THE INTOUCHABLES: MOVIE REVIEW

Here's a film to see.  It's still in some theaters, though it has been out for a while now and it's the one I'd most recommend of those I have seen this year.  It's called The Intouchables--a French movie, starring nobody I knew, but with two actors in the leading roles who share a marvelous and improbable chemistry, and worth seeing just for that.

The story is a simple one: Driss, a black gansta type from the mean back streets of Paris applies for a job as caregiver for a wealthy quadriplegic, knowing perfectly well in advance that he is unqualified for the job and with the express intention of being turned down--in order to qualify instead for his next round of unemployment benefits.  He lounges about offensively at his interview, insults everyone--including his prospective employer--and walks off with a Faberge egg, fully expecting the rejection slip that will assure him his welfare check.

He gets the job.  Philippe, disabled as a result of a paragliding accident, is a born risk-taker.  Bored to distraction by his condition--and by those he pays to cater to his every whim--he chooses Driss precisely because the man treats him without the dreary respect and pity to which his disability might seem to entitle him.  He needs the danger to which Driss, sometimes heedlessly, exposes him; needs the thrill of risk that Driss supplies.
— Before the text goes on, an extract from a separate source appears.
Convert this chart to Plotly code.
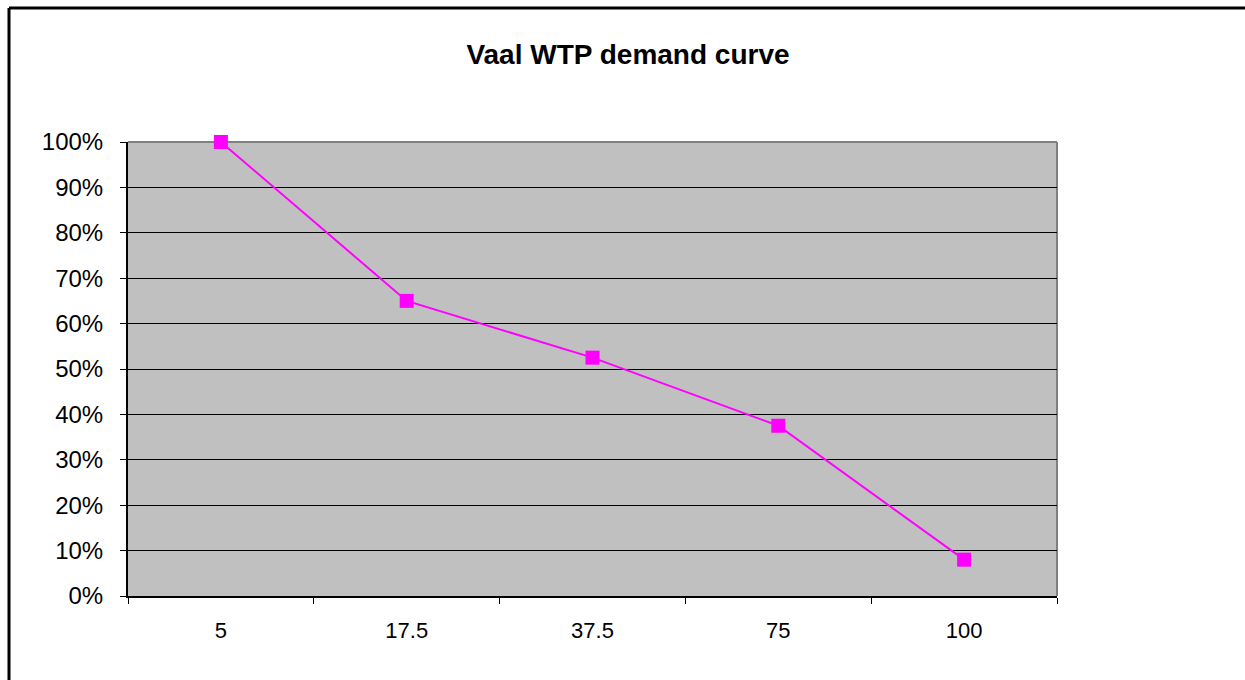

The result is transformation for both men.  Driss finds in his heart a sense of responsibility and love for a white man who is totally dependent on him.  His anger and cynicism transform into commitment and respect--for himself and others.  Philippe's own hard shell softens; he learns there are other things to live for than the appeal of risk and material success.  Both men escape, each from their own particular, extreme form of suffering, into the kind of happiness that will allow them to pursue a life very different from the one they had seemed fated to.

The story is told with falling into the ever-inviting trap of sentiment.  Both central characters benefit from the grit of an unsentimental appraisal of their own predicament and a blunt, unpredictable way of dealing with it.  For every suggestion of despair, there the balance of triumph and exhilaration--a white-knuckle car chase through the streets of Paris, a breath-taking episode of paragliding in the mountains.  But mostly, as I see it, this is a buddy picture and a love story: two men brought together from opposite extremes on the social/racial scale, learning to trust and love each other despite the obstacles.  In watching their hearts open, ours open, too, with the reward of greater compassion and understanding of what it means to be a human being.